┌──
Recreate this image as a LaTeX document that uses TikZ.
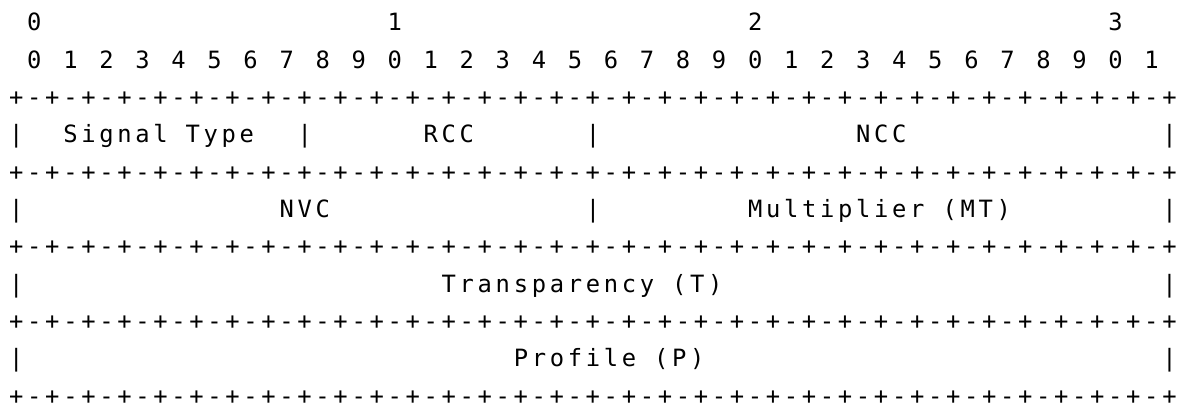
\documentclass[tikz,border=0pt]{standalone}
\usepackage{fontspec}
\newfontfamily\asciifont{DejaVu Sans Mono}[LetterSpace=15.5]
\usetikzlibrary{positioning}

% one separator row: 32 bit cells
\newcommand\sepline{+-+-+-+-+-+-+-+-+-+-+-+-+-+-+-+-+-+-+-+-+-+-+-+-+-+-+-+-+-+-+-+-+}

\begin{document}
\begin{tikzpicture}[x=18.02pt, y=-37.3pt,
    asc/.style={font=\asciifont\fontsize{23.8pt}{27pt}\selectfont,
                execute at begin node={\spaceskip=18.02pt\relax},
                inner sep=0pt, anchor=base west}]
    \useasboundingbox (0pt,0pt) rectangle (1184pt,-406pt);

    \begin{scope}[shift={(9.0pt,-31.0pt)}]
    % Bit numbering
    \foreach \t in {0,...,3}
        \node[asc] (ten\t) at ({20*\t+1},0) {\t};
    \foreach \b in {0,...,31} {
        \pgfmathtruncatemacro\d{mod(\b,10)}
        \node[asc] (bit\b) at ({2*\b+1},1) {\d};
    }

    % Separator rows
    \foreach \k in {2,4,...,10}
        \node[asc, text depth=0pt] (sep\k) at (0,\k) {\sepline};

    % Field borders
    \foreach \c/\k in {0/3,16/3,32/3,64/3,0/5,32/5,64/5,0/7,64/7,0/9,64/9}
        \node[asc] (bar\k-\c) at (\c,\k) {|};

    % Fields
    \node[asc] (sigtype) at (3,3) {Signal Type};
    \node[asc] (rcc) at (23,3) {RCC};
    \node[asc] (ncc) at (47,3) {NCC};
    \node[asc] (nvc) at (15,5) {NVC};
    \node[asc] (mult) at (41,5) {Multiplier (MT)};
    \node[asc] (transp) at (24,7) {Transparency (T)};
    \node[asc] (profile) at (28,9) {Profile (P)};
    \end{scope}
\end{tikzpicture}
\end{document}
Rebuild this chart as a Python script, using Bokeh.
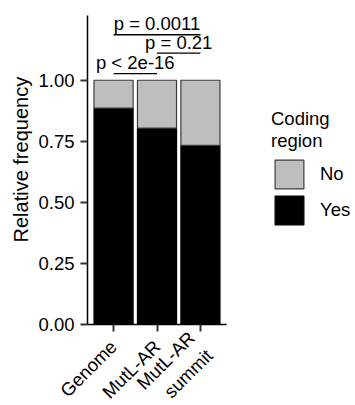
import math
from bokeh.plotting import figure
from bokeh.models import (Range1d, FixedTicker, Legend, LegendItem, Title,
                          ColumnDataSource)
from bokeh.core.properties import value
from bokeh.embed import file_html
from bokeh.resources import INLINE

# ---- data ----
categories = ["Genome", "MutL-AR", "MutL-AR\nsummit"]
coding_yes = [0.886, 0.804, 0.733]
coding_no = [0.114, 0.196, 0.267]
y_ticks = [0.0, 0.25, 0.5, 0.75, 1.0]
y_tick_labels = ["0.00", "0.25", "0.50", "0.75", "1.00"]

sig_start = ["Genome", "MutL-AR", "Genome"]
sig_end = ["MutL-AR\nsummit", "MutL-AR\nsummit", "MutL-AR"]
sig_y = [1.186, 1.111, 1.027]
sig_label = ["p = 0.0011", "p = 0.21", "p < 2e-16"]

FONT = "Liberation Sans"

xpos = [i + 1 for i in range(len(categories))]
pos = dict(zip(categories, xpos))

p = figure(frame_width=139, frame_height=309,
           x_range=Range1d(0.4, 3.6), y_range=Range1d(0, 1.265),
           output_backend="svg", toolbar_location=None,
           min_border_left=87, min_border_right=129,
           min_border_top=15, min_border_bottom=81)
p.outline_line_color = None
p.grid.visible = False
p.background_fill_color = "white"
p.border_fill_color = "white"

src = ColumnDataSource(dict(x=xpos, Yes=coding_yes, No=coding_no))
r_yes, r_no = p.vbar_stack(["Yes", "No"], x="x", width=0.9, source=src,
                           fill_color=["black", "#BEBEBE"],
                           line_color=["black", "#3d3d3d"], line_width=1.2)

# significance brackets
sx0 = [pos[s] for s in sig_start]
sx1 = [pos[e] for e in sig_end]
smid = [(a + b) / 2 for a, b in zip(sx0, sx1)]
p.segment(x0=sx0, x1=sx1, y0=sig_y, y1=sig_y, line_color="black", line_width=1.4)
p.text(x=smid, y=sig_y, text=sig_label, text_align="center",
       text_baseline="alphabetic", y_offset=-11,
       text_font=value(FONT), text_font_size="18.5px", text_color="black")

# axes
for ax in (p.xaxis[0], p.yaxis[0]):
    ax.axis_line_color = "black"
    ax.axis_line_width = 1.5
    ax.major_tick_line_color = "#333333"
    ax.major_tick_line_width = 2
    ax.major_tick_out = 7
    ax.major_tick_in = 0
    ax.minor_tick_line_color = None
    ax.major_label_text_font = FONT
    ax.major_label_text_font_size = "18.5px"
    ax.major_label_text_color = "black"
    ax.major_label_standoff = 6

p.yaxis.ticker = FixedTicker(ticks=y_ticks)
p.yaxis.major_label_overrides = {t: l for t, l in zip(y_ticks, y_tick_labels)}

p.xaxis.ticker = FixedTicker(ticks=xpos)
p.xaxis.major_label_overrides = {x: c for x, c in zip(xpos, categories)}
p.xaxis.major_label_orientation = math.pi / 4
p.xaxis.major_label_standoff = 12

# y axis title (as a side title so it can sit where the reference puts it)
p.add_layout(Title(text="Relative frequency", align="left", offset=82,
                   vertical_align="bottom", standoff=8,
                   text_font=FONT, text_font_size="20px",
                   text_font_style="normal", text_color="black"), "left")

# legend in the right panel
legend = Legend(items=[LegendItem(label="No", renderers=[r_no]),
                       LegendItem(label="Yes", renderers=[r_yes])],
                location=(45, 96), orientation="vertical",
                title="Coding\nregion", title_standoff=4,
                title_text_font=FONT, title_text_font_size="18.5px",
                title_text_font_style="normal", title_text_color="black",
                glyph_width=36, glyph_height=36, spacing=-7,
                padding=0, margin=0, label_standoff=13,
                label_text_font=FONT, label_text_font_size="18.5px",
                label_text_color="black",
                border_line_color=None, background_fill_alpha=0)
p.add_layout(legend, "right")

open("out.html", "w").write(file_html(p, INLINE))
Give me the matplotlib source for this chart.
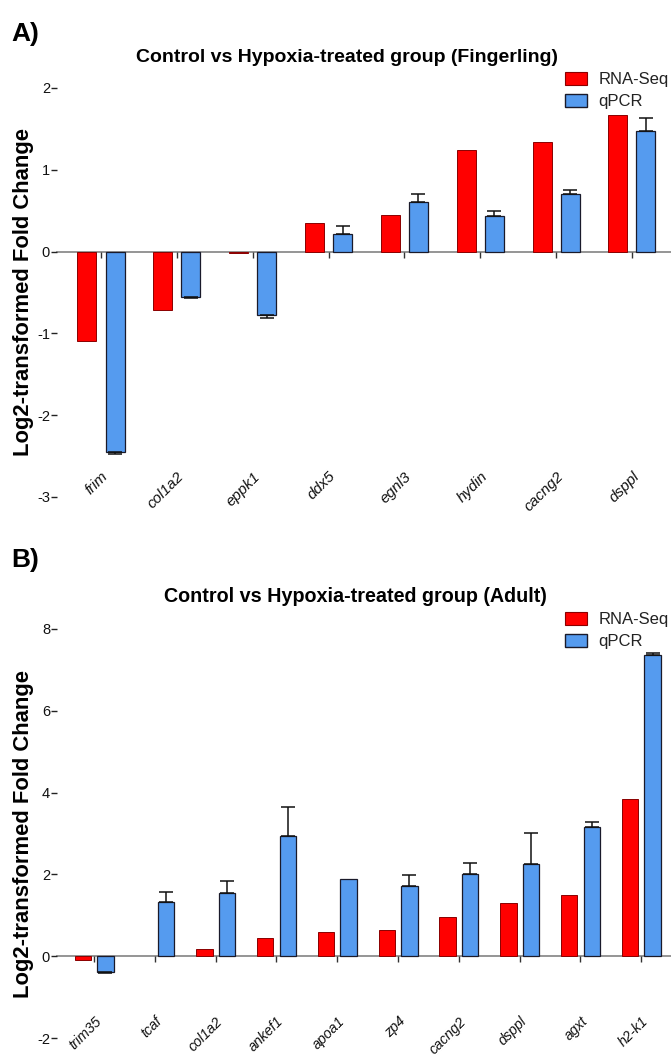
└──
What is asked: Above this task is a listing with pictures in it. Retype only the lines from the one containing "Rebuild this chart" through the one containing "pos = dict(zip(categories, xpos))", both included, and not the pictures.

Exercise solution:
Rebuild this chart as a Python script, using Bokeh.
import math
from bokeh.plotting import figure
from bokeh.models import (Range1d, FixedTicker, Legend, LegendItem, Title,
                          ColumnDataSource)
from bokeh.core.properties import value
from bokeh.embed import file_html
from bokeh.resources import INLINE

# ---- data ----
categories = ["Genome", "MutL-AR", "MutL-AR\nsummit"]
coding_yes = [0.886, 0.804, 0.733]
coding_no = [0.114, 0.196, 0.267]
y_ticks = [0.0, 0.25, 0.5, 0.75, 1.0]
y_tick_labels = ["0.00", "0.25", "0.50", "0.75", "1.00"]

sig_start = ["Genome", "MutL-AR", "Genome"]
sig_end = ["MutL-AR\nsummit", "MutL-AR\nsummit", "MutL-AR"]
sig_y = [1.186, 1.111, 1.027]
sig_label = ["p = 0.0011", "p = 0.21", "p < 2e-16"]

FONT = "Liberation Sans"

xpos = [i + 1 for i in range(len(categories))]
pos = dict(zip(categories, xpos))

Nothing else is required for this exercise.